Moving on to the expense sheet, procurement of stock-in-trade, i.e. FMCG products was naturally the single largest cost for the grocery delivery company, making up around 71% of its annual expenditure.
Purchases grew by only 11% from Rs 2,108.2 crore made in FY20 to Rs 2340.42 crore during FY21. Freight and packaging expenses amounted to Rs 134.4 crore for the same period.
Payroll is the second largest cost for the Zomato backed company, accounting for 11.3% of annual expenses. While salaries and allowance payments remained stable, the company booked ESOP-related expenses of nearly Rs 189.6 crore for FY21, 6.2x more than the Rs 30.4 crore worth ESOP costs during FY20.
As a result, total employee benefits expenditure surged by 76.1% to Rs 372.31 crore during FY21 from Rs 211.41 crore booked in FY20.
The pandemic accelerated demand for e-grocery services, bringing in a new wave of customers. Management at BlinkIt observed the change in the behaviour of customers and made changes to the company’s sales funnel, cutting back on customer acquisition costs greatly.
For instance, the company reduced its expenditure on marketing incentives and cashback by 81.62% to only Rs 32.4 crore in FY21 from Rs 176.4 crore spent on the same during FY20.
On similar lines, austerity measures were put in place for advertising and promotional activities and the related expenses were brought down by 52.7% to Rs 94.8 crore in FY21 from Rs 200.4 crore spent during FY20.
Further, payments for rent and utilities were reduced by 59% YoY to Rs 27.8 crore, and outsourced manpower expenses were cut back by 24.5% YoY to Rs 123.6 crore during FY21.
Technology and Payment gateway costs of Rs 58.4 core pushed annual expenditure to Rs 3,299 crore during FY21, 6.2% more than the Rs 3,105.8 crore spent in FY20. On a unit level, BlinkIt spent Rs 1.21 to earn a single rupee of operating revenue in FY22.

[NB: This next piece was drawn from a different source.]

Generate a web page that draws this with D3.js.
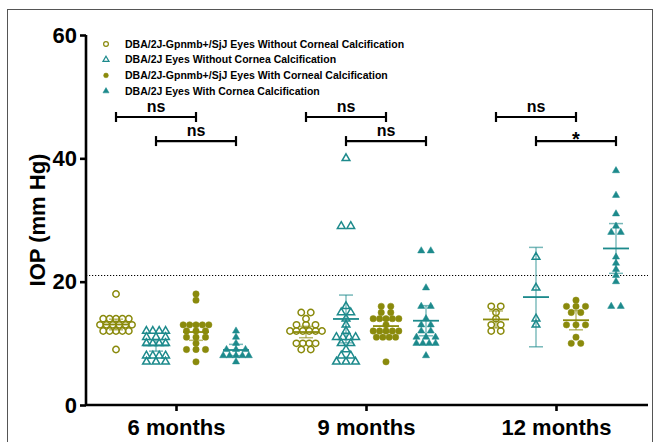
<!DOCTYPE html>
<html lang="en">
<head>
  <meta charset="UTF-8">
  <title>IOP by age</title>
  <script src="https://d3js.org/d3.v7.min.js"></script>
  <style>
    body { margin: 0; background: #fff; }
    text { font-family: 'Liberation Sans', Arial, sans-serif; font-weight: bold; fill: #000; }
  </style>
</head>
<body>
  <script>
    var months = ["6 months", "9 months", "12 months"];
    var seriesNames = [
      "DBA/2J-Gpnmb+/SjJ Eyes Without Corneal Calcification",
      "DBA/2J Eyes Without Cornea Calcification",
      "DBA/2J-Gpnmb+/SjJ Eyes With Corneal Calcification",
      "DBA/2J Eyes With Cornea Calcification"
    ];

    // IOP values (mm Hg), one array per time point
    var gpnmbNoCalc = [
      [18, 14, 14, 14, 14, 14, 13, 13, 13, 13, 13, 13, 12, 12, 12, 12, 12, 9],
      [15, 15, 14, 13, 13, 13, 12, 12, 12, 12, 12, 12, 10, 10, 10, 10, 9, 9],
      [16, 16, 15, 14, 13, 13, 12, 12]
    ];
    var d2jNoCalc = [
      [12, 12, 12, 12, 11, 11, 11, 10, 10, 10, 10, 8, 8, 8, 8, 7, 7, 7],
      [40, 29, 29, 16, 15, 15, 14, 13, 12, 11, 11, 11, 11, 10, 10, 9, 8, 8, 7, 7, 7],
      [24, 19, 14, 13]
    ];
    var gpnmbCalc = [
      [18, 17, 13, 13, 13, 13, 13, 12, 12, 12, 11, 11, 11, 10, 9, 9, 9, 7],
      [16, 16, 15, 15, 14, 14, 14, 14, 14, 13, 12, 12, 12, 12, 12, 11, 11, 11, 11, 7],
      [17, 16, 16, 16, 15, 15, 13, 13, 13, 11, 10, 10]
    ];
    var d2jCalc = [
      [12, 11, 10, 9, 9, 9, 8, 8, 8, 8, 8, 7],
      [25, 25, 19, 16, 16, 14, 13, 13, 12, 12, 11, 11, 11, 10, 10, 10, 10, 8],
      [38, 34, 31, 29, 28, 28, 24, 23, 22, 21, 20, 16, 16]
    ];
    var yTicks = [0, 20, 40, 60];
    var threshold = 21;
    // comparisons: series index pairs and their labels per time point
    var pairs = [[0, 2], [1, 3]];
    var pairLabels = [["ns", "ns"], ["ns", "ns"], ["ns", "*"]];

    var allSeries = [gpnmbNoCalc, d2jNoCalc, gpnmbCalc, d2jCalc];
    var olive = "#8a8a0c", teal = "#1d8a8c";
    var colors = [olive, teal, olive, teal];
    var filled = [false, false, true, true];
    var shapes = [d3.symbolCircle, d3.symbolTriangle, d3.symbolCircle, d3.symbolTriangle];

    var tCrit = [0, 12.706, 4.303, 3.182, 2.776, 2.571, 2.447, 2.365, 2.306, 2.262, 2.228, 2.201,
      2.179, 2.160, 2.145, 2.131, 2.120, 2.110, 2.101, 2.093, 2.086, 2.080, 2.074, 2.069, 2.064, 2.060];

    var W = 660, H = 442;
    var pL = 86, pR = 646, pT = 35, pB = 405;

    var svg = d3.select("body").append("svg")
      .attr("width", W).attr("height", H);

    svg.append("rect")
      .attr("x", 7.5).attr("y", 9.5)
      .attr("width", 645).attr("height", 450)
      .attr("fill", "none").attr("stroke", "#555").attr("stroke-width", 1);

    var y = d3.scaleLinear().domain([0, 60]).range([pB, pT]);
    var x = d3.scalePoint().domain(months).range([pL, pR]).padding(0.4737);
    var xs = d3.scalePoint().domain([0, 1, 2, 3]).range([-60, 60]);

    // threshold line
    svg.append("line")
      .attr("x1", pL).attr("x2", pR + 2)
      .attr("y1", y(threshold)).attr("y2", y(threshold))
      .attr("stroke", "#000").attr("stroke-width", 1.2)
      .attr("stroke-dasharray", "1.2,1.8");

    // axes
    var yAxis = svg.append("g")
      .attr("transform", "translate(" + pL + ",0)")
      .call(d3.axisLeft(y).tickValues(yTicks).tickSize(6).tickPadding(3));
    var xAxis = svg.append("g")
      .attr("transform", "translate(0," + pB + ")")
      .call(d3.axisBottom(x).tickSize(6).tickPadding(8));
    [yAxis, xAxis].forEach(function (a) {
      a.select(".domain").attr("stroke-width", 2.6).attr("stroke", "#000");
      a.selectAll(".tick line").attr("stroke-width", 2.6).attr("stroke", "#000");
      a.selectAll("text").style("font-size", "22px").attr("fill", "#000");
    });
    yAxis.select(".domain").attr("d", "M0," + pT + "V" + pB);
    xAxis.select(".domain").attr("d", "M" + pL + ",0H" + (pR + 2));

    svg.append("text")
      .attr("transform", "translate(45," + ((pT + pB) / 2) + ")rotate(-90)")
      .attr("text-anchor", "middle")
      .style("font-size", "22px")
      .text("IOP (mm Hg)");

    // mean and 95% CI
    function stats(v) {
      var n = v.length, m = d3.mean(v), sd = d3.deviation(v);
      var h = tCrit[Math.min(n - 1, tCrit.length - 1)] * sd / Math.sqrt(n);
      return { mean: m, lo: m - h, hi: m + h };
    }

    var plot = svg.append("g");

    allSeries.forEach(function (series, si) {
      series.forEach(function (vals, mi) {
        var cx = x(months[mi]) + xs(si);
        var s = stats(vals);
        var g = plot.append("g");
        g.append("line")
          .attr("x1", cx).attr("x2", cx)
          .attr("y1", y(s.lo)).attr("y2", y(s.hi))
          .attr("stroke", colors[si]).attr("stroke-width", 1.2).attr("opacity", 0.7);
        [s.lo, s.hi].forEach(function (v) {
          g.append("line")
            .attr("x1", cx - 7).attr("x2", cx + 7)
            .attr("y1", y(v)).attr("y2", y(v))
            .attr("stroke", colors[si]).attr("stroke-width", 1.5).attr("opacity", 0.6);
        });
        g.append("line")
          .attr("x1", cx - 13).attr("x2", cx + 13)
          .attr("y1", y(s.mean)).attr("y2", y(s.mean))
          .attr("stroke", colors[si]).attr("stroke-width", 1.8);

        // simple beeswarm: spread equal values side by side
        var rows = d3.group(vals, function (d) { return d; });
        var sym = d3.symbol().type(shapes[si]).size(si % 2 ? (filled[si] ? 22 : 26) : 32);
        rows.forEach(function (row, v) {
          var n = row.length, step = n <= 3 ? 9.5 : 6.4;
          row.forEach(function (d, i) {
            g.append("path")
              .attr("d", sym())
              .attr("transform", "translate(" + (cx + (i - (n - 1) / 2) * step) + "," + y(v) + ")")
              .attr("fill", filled[si] ? colors[si] : "none")
              .attr("stroke", colors[si])
              .attr("stroke-width", filled[si] ? 0.5 : 1.5);
          });
        });
      });
    });

    // significance brackets
    var bracketY = [46.7, 42.8];
    months.forEach(function (m, mi) {
      pairs.forEach(function (p, pi) {
        var x1 = x(m) + xs(p[0]), x2 = x(m) + xs(p[1]), by = y(bracketY[pi]);
        var g = svg.append("g").attr("stroke", "#000").attr("stroke-width", 2.2);
        g.append("line").attr("x1", x1).attr("x2", x2).attr("y1", by).attr("y2", by);
        g.append("line").attr("x1", x1).attr("x2", x1).attr("y1", by - 5).attr("y2", by + 5);
        g.append("line").attr("x1", x2).attr("x2", x2).attr("y1", by - 5).attr("y2", by + 5);
        var lab = pairLabels[mi][pi];
        svg.append("text")
          .attr("x", (x1 + x2) / 2).attr("y", lab === "*" ? by + 5 : by - 5)
          .attr("text-anchor", "middle")
          .style("font-size", lab === "*" ? "20px" : "16px")
          .text(lab);
      });
    });

    // legend
    var legend = svg.append("g").attr("transform", "translate(106,44)");
    seriesNames.forEach(function (name, si) {
      var row = legend.append("g").attr("transform", "translate(0," + (si * 15.7) + ")");
      row.append("path")
        .attr("d", d3.symbol().type(shapes[si]).size(si % 2 ? 16 : 18)())
        .attr("fill", filled[si] ? colors[si] : "none")
        .attr("stroke", colors[si])
        .attr("stroke-width", filled[si] ? 0.5 : 1.2);
      row.append("text")
        .attr("x", 19).attr("dy", "0.35em")
        .style("font-size", "10.5px")
        .text(name);
    });
  </script>
</body>
</html>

While the operational scale grew by 26%, austerity measures, especially on customer acquisition activities, helped the company bring down its annual losses by 39.1% to Rs 557.8 crore during FY21 from Rs 916.3 crore lost in FY20.
BlinkIt has also managed to improve its EBITDA margin to -16.5% in FY21 from -38.5% in FY20 but it accumulated losses of Rs 6126.6 crore ($817 million) on its balance sheet at the end of March 2021. For reference, the company is slated to be valued at $700-800 million in its share-swap deal with Zomato.
The Blinkit story of being always close enough to the kind of operational numbers that would justify more financial support is long and storied. The company has talked operational breakeven from 2016 onwards, if we consider its history. It took another six years, and perhaps one more story of the possibilities, for it to make its final move into Zomato’s arms. It faces a serious fatigue issue, from its key stakeholders, as we understand .
The last pivot from Grofers to BlinkIt indicates that even the all time high numbers of FY21 were not good enough possibly to sustain business as usual. The firm is clearly on borrowed time, as the listed Zomato will face intense scrutiny every quarter for the logic of the acquisition now. Expect the next 2-3 quarters to be truly make or break for Blinkit.